> DATASET EXCERPT:
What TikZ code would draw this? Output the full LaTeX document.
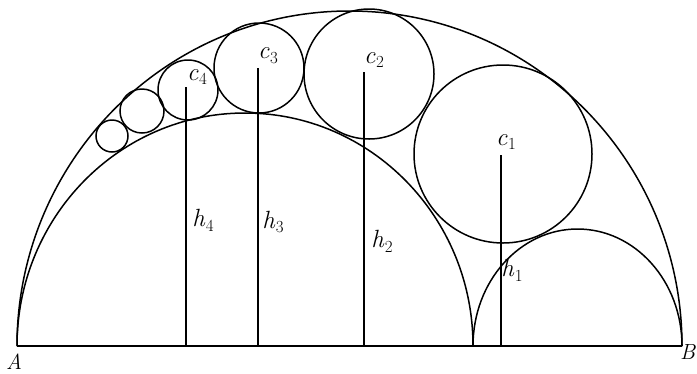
\documentclass[tikz,border=0pt]{standalone}
\usepackage{fontspec}
\setmainfont{Latin Modern Roman}
\newcommand{\lblsub}[2]{\textit{#1}\kern0.5pt\raisebox{-0.45ex}{\fontsize{17}{20}\selectfont #2}}
\begin{document}
\begin{tikzpicture}[x=1bp,y=-1bp,
  curve/.style={line width=1.5bp},
  hline/.style={line width=1.7bp},
  lab/.style={inner sep=0pt,font=\fontsize{25}{29}\selectfont},
  endlab/.style={inner sep=0pt,font=\fontsize{22}{26}\selectfont}]
\useasboundingbox (0,0) rectangle (697,373);
% base points
\coordinate (A) at (17,346);
\coordinate (C) at (473,346);
\coordinate (B) at (682,346);
% baseline
\draw[curve] (A) -- (B);
% outer semicircle
\draw[curve] (A) arc[start angle=180,end angle=360,x radius=332.5,y radius=335];
% left semicircle
\draw[curve] (A) arc[start angle=180,end angle=360,x radius=228,y radius=233];
% right semicircle
\draw[curve] (C) arc[start angle=180,end angle=360,x radius=104.5,y radius=117];
% chain circles
\coordinate (o1) at (503,154);
\coordinate (o2) at (369,74);
\coordinate (o3) at (259,68);
\coordinate (o4) at (188,90);
\coordinate (o5) at (142,111);
\coordinate (o6) at (112,136);
\draw[curve] (o1) circle[radius=89];
\draw[curve] (o2) circle[radius=65];
\draw[curve] (o3) circle[radius=45];
\draw[curve] (o4) circle[radius=30];
\draw[curve] (o5) circle[radius=22];
\draw[curve] (o6) circle[radius=16];
% height lines
\coordinate (t1) at (501,155); \coordinate (f1) at (501,346);
\coordinate (t2) at (364,72);  \coordinate (f2) at (364,346);
\coordinate (t3) at (258,68);  \coordinate (f3) at (258,346);
\coordinate (t4) at (186,87);  \coordinate (f4) at (186,346);
\draw[hline] (t1) -- (f1);
\draw[hline] (t2) -- (f2);
\draw[hline] (t3) -- (f3);
\draw[hline] (t4) -- (f4);
% labels
\node[lab] (lc1) at (506,142) {\lblsub{c}{1}};
\node[lab] (lc2) at (374,60) {\lblsub{c}{2}};
\node[lab] (lc3) at (268,56) {\lblsub{c}{3}};
\node[lab] (lc4) at (197,77) {\lblsub{c}{4}};
\node[lab] (lh1) at (512,270) {\lblsub{h}{1}};
\node[lab] (lh2) at (382,241) {\lblsub{h}{2}};
\node[lab] (lh3) at (273,222) {\lblsub{h}{3}};
\node[lab] (lh4) at (203,220) {\lblsub{h}{4}};
\node[endlab,anchor=west] (lA) at (6,362) {\textit{A}};
\node[endlab,anchor=east] (lB) at (696,352) {\textit{B}};
\end{tikzpicture}
\end{document}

> THE TASK: Reproduce the listing word for word and omit its pictures.

> OUTPUT OF THE EXERCISE:
What TikZ code would draw this? Output the full LaTeX document.
\documentclass[tikz,border=0pt]{standalone}
\usepackage{fontspec}
\setmainfont{Latin Modern Roman}
\newcommand{\lblsub}[2]{\textit{#1}\kern0.5pt\raisebox{-0.45ex}{\fontsize{17}{20}\selectfont #2}}
\begin{document}
\begin{tikzpicture}[x=1bp,y=-1bp,
  curve/.style={line width=1.5bp},
  hline/.style={line width=1.7bp},
  lab/.style={inner sep=0pt,font=\fontsize{25}{29}\selectfont},
  endlab/.style={inner sep=0pt,font=\fontsize{22}{26}\selectfont}]
\useasboundingbox (0,0) rectangle (697,373);
% base points
\coordinate (A) at (17,346);
\coordinate (C) at (473,346);
\coordinate (B) at (682,346);
% baseline
\draw[curve] (A) -- (B);
% outer semicircle
\draw[curve] (A) arc[start angle=180,end angle=360,x radius=332.5,y radius=335];
% left semicircle
\draw[curve] (A) arc[start angle=180,end angle=360,x radius=228,y radius=233];
% right semicircle
\draw[curve] (C) arc[start angle=180,end angle=360,x radius=104.5,y radius=117];
% chain circles
\coordinate (o1) at (503,154);
\coordinate (o2) at (369,74);
\coordinate (o3) at (259,68);
\coordinate (o4) at (188,90);
\coordinate (o5) at (142,111);
\coordinate (o6) at (112,136);
\draw[curve] (o1) circle[radius=89];
\draw[curve] (o2) circle[radius=65];
\draw[curve] (o3) circle[radius=45];
\draw[curve] (o4) circle[radius=30];
\draw[curve] (o5) circle[radius=22];
\draw[curve] (o6) circle[radius=16];
% height lines
\coordinate (t1) at (501,155); \coordinate (f1) at (501,346);
\coordinate (t2) at (364,72);  \coordinate (f2) at (364,346);
\coordinate (t3) at (258,68);  \coordinate (f3) at (258,346);
\coordinate (t4) at (186,87);  \coordinate (f4) at (186,346);
\draw[hline] (t1) -- (f1);
\draw[hline] (t2) -- (f2);
\draw[hline] (t3) -- (f3);
\draw[hline] (t4) -- (f4);
% labels
\node[lab] (lc1) at (506,142) {\lblsub{c}{1}};
\node[lab] (lc2) at (374,60) {\lblsub{c}{2}};
\node[lab] (lc3) at (268,56) {\lblsub{c}{3}};
\node[lab] (lc4) at (197,77) {\lblsub{c}{4}};
\node[lab] (lh1) at (512,270) {\lblsub{h}{1}};
\node[lab] (lh2) at (382,241) {\lblsub{h}{2}};
\node[lab] (lh3) at (273,222) {\lblsub{h}{3}};
\node[lab] (lh4) at (203,220) {\lblsub{h}{4}};
\node[endlab,anchor=west] (lA) at (6,362) {\textit{A}};
\node[endlab,anchor=east] (lB) at (696,352) {\textit{B}};
\end{tikzpicture}
\end{document}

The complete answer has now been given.